In early 1987, we had to decide whether to do an Ateneo-SWS poll just before the May election, to maximize its potential to predict the outcome, or much earlier, to enhance its value to campaigners. We took the second option. The March 1987 poll found only half of Cory’s senatorial candidates in the winning column; her campaign manager Paul Aquino told his staff that they could not afford to sleep any more. Eventually, with the help of “Cory magic,” 22 of her 24 candidates won. (But critics claimed that the survey failed, because the election outcome was different.)

After the joint project expired, Ateneo and SWS shared the briefing revenues 50-50 as pre-arranged, and then did polls separately. With funding from various foundations, Ateneo did at least six national polls over 1988-1992. In 1992, its post-election poll found some 40 percent saying they had voted for Fidel Ramos, even though he had won with only some 25 percent of the official count – but it was again the “spiral of silence” at work.

In those years, the media used to confuse the Ateneo and SWS polls. Some of our mail was forwarded from Loyola Heights, and some from Pag-Asa, to our first office at the Philippine Social Science Center. (Since 1999, SWS has been in Sikatuna Village.)

Ateneo may not be doing political polls now, but it stays abreast of the field.

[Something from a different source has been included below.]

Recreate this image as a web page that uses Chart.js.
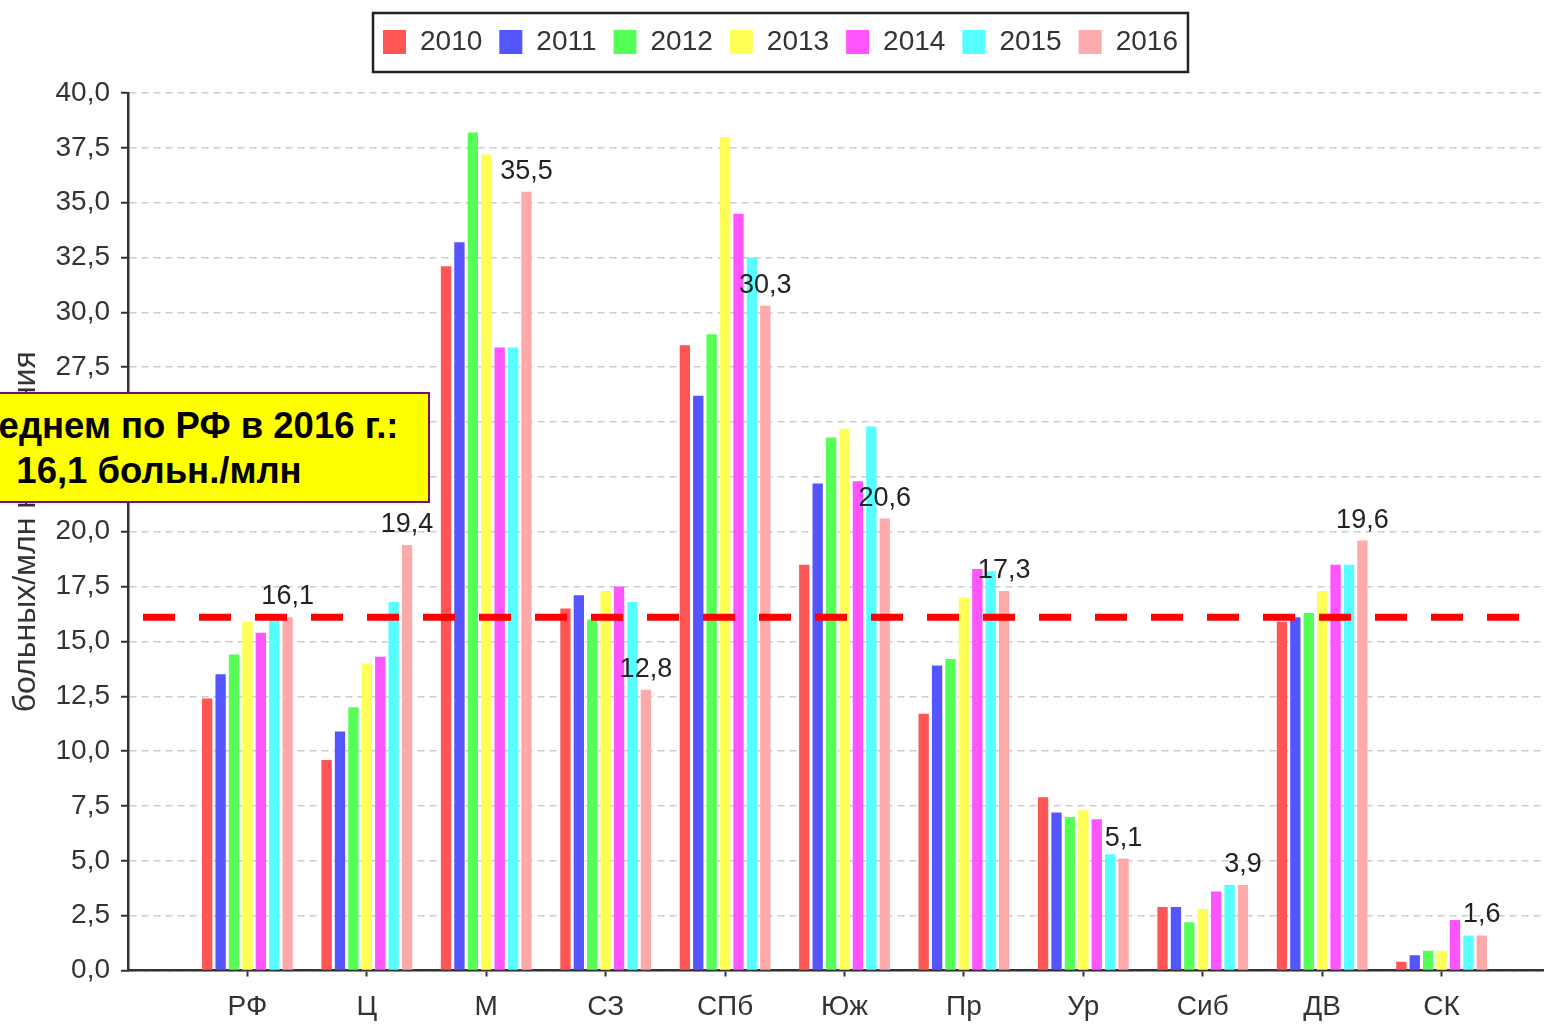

I have taught opinion polling, on invitation of the late Doreen Fernandez, in the Ateneo department of mass communications, which is where the subject belongs – going beyond mass broadcasting or printing, and including the science of mass listening. I enjoyed most a class where several of the students were young Jesuits, one of whom (the best student) was just ordained a month ago. His first assignment is a chaplaincy; but he’ll know what to do if a survey opportunity turns up.

The Jesuits have high-quality survey research, and hence opinion polling, capacity not only at Ateneo de Manila but also in Ateneo de Naga, Xavier University, Ateneo de Davao, and perhaps elsewhere too. They have the means to do “surveys for others” when called for.